---------- Data block

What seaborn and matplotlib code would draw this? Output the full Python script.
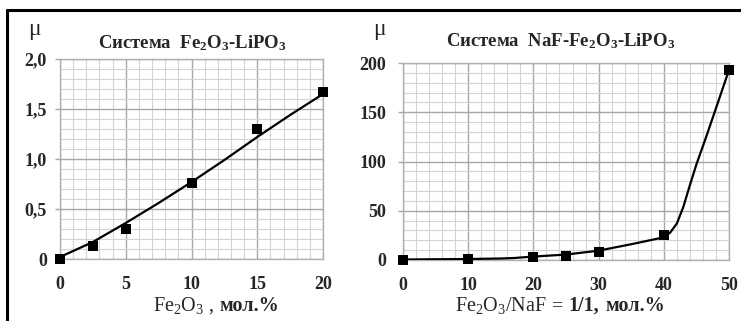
import matplotlib
matplotlib.use("Agg")
import matplotlib.pyplot as plt
import seaborn as sns
import pandas as pd
from matplotlib.ticker import MultipleLocator, FixedLocator, FixedFormatter
from matplotlib.lines import Line2D

# ---- data ----
left_x = [0, 2.5, 5, 10, 15, 20]
left_mu = [0.0, 0.13, 0.30, 0.76, 1.30, 1.67]
left_curve_x = [0, 2.5, 5, 7.5, 10, 12.5, 15, 17.5, 20]
left_curve_mu = [0.02, 0.17, 0.36, 0.56, 0.77, 0.99, 1.22, 1.44, 1.65]
left_yticks = [0, 0.5, 1.0, 1.5, 2.0]
left_yticklabels = ["0", "0,5", "1,0", "1,5", "2,0"]
left_xticks = [0, 5, 10, 15, 20]

right_x = [0, 10, 20, 25, 30, 40, 50]
right_mu = [0.5, 1.0, 3.0, 4.0, 8.0, 25.0, 193.0]
right_curve_x = [0, 10, 15, 17, 20, 25, 30, 35, 40, 41, 42, 43, 44, 45, 46.5, 48, 50]
right_curve_mu = [0.5, 1.0, 1.5, 2.0, 3.5, 5.5, 9.5, 16, 23, 28, 37, 54, 76, 97, 125, 154, 193]
right_yticks = [0, 50, 100, 150, 200]
right_xticks = [0, 10, 20, 30, 40, 50]

sns.set_theme(style="white")
plt.rcParams['font.family'] = ['Liberation Serif', 'DejaVu Serif']
plt.rcParams['mathtext.fontset'] = 'custom'
plt.rcParams['mathtext.rm'] = 'Liberation Serif'
plt.rcParams['mathtext.bf'] = 'Liberation Serif:bold'
plt.rcParams['mathtext.it'] = 'Liberation Serif:italic'

W, H = 741, 321
fig = plt.figure(figsize=(W / 100, H / 100), dpi=100)
fig.patch.set_facecolor("white")

def fx(px):
    return px / W

def fy(py):
    return 1 - py / H

axL = fig.add_axes([fx(60), fy(259), fx(323 - 60), (259 - 59) / H])
axR = fig.add_axes([fx(403), fy(260), fx(729 - 403), (260 - 63) / H])

dfL = pd.DataFrame({"x": left_x, "mu": left_mu})
dfLc = pd.DataFrame({"x": left_curve_x, "mu": left_curve_mu})
dfR = pd.DataFrame({"x": right_x, "mu": right_mu})
dfRc = pd.DataFrame({"x": right_curve_x, "mu": right_curve_mu})

for ax, dfc, dfm in [(axL, dfLc, dfL), (axR, dfRc, dfR)]:
    sns.lineplot(data=dfc, x="x", y="mu", ax=ax, color="black", lw=1.6, zorder=3)
    sns.scatterplot(data=dfm, x="x", y="mu", ax=ax, marker="s", s=60, color="black",
                    edgecolor="black", linewidth=0, zorder=4, clip_on=False)
    ax.set_xlabel("")
    ax.set_ylabel("")
    for sp in ax.spines.values():
        sp.set_color("#b0b0b0")
        sp.set_linewidth(1.0)
    ax.grid(which="major", color="#a8a8a8", lw=1.0)
    ax.grid(which="minor", color="#d4d4d4", lw=0.8)
    ax.set_axisbelow(True)

axL.set_xlim(0, 20)
axL.set_ylim(0, 2.0)
axL.xaxis.set_major_locator(FixedLocator(left_xticks))
axL.xaxis.set_minor_locator(MultipleLocator(1))
axL.yaxis.set_major_locator(FixedLocator(left_yticks))
axL.yaxis.set_major_formatter(FixedFormatter(left_yticklabels))
axL.yaxis.set_minor_locator(MultipleLocator(0.1))

axR.set_xlim(0, 50)
axR.set_ylim(0, 200)
axR.xaxis.set_major_locator(FixedLocator(right_xticks))
axR.xaxis.set_minor_locator(MultipleLocator(2))
axR.yaxis.set_major_locator(FixedLocator(right_yticks))
axR.yaxis.set_minor_locator(MultipleLocator(10))

for ax, ypad in [(axL, 6), (axR, 8.5)]:
    ax.tick_params(which="minor", length=0)
    ax.tick_params(axis="y", which="major", direction="out", length=3.5, width=1.0,
                   color="#a8a8a8", pad=ypad, left=True)
    ax.tick_params(axis="x", which="major", length=0, pad=12)
    for lab in ax.get_xticklabels() + ax.get_yticklabels():
        lab.set_fontweight("bold")
        lab.set_fontsize(13)

# titles
fig.text(fx(192), fy(43), r"Система  F$\mathbf{e_2O_3}$-L$\mathbf{iPO_3}$",
         ha="center", va="center", fontsize=13.5, fontweight="bold")
fig.text(fx(561), fy(41), r"Система  NaF-F$\mathbf{e_2O_3}$-L$\mathbf{iPO_3}$",
         ha="center", va="center", fontsize=13.5, fontweight="bold")

# mu labels
fig.text(fx(34), fy(30), "μ", ha="center", va="center", fontsize=17)
fig.text(fx(379), fy(29), "μ", ha="center", va="center", fontsize=17)

# x labels: pieces of mixed weight placed one after another on a common baseline
renderer = fig.canvas.get_renderer()

def seq_label(x_px, base_px, parts, size=14.5):
    x = x_px
    for text, weight, gap in parts:
        t = fig.text(fx(x), fy(base_px), text, ha="left", va="baseline",
                     fontsize=size, fontweight=weight)
        bb = t.get_window_extent(renderer)
        x = bb.x1 + gap

seq_label(153, 311, [(r"Fe$_2$O$_3$", "normal", 4), (",", "normal", 6),
                     ("мол.%", "bold", 0)])
seq_label(455, 311, [(r"Fe$_2$O$_3$/NaF", "normal", 5), ("=", "normal", 5),
                     ("1/1,", "bold", 7), ("мол.%", "bold", 0)])

# frame lines
fig.add_artist(Line2D([fx(7), 1.0], [fy(10), fy(10)], color="black", lw=2.2))
fig.add_artist(Line2D([fx(7), fx(7)], [fy(10), 0.0], color="black", lw=2.2))

fig.savefig("out.png", dpi=100)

--------------------

Task directions: Please quote the lines of the material, beginning with the first and ending with the one that contains "from matplotlib.lines import Line2D", exactly as written and without any pictures.

Response:
What seaborn and matplotlib code would draw this? Output the full Python script.
import matplotlib
matplotlib.use("Agg")
import matplotlib.pyplot as plt
import seaborn as sns
import pandas as pd
from matplotlib.ticker import MultipleLocator, FixedLocator, FixedFormatter
from matplotlib.lines import Line2D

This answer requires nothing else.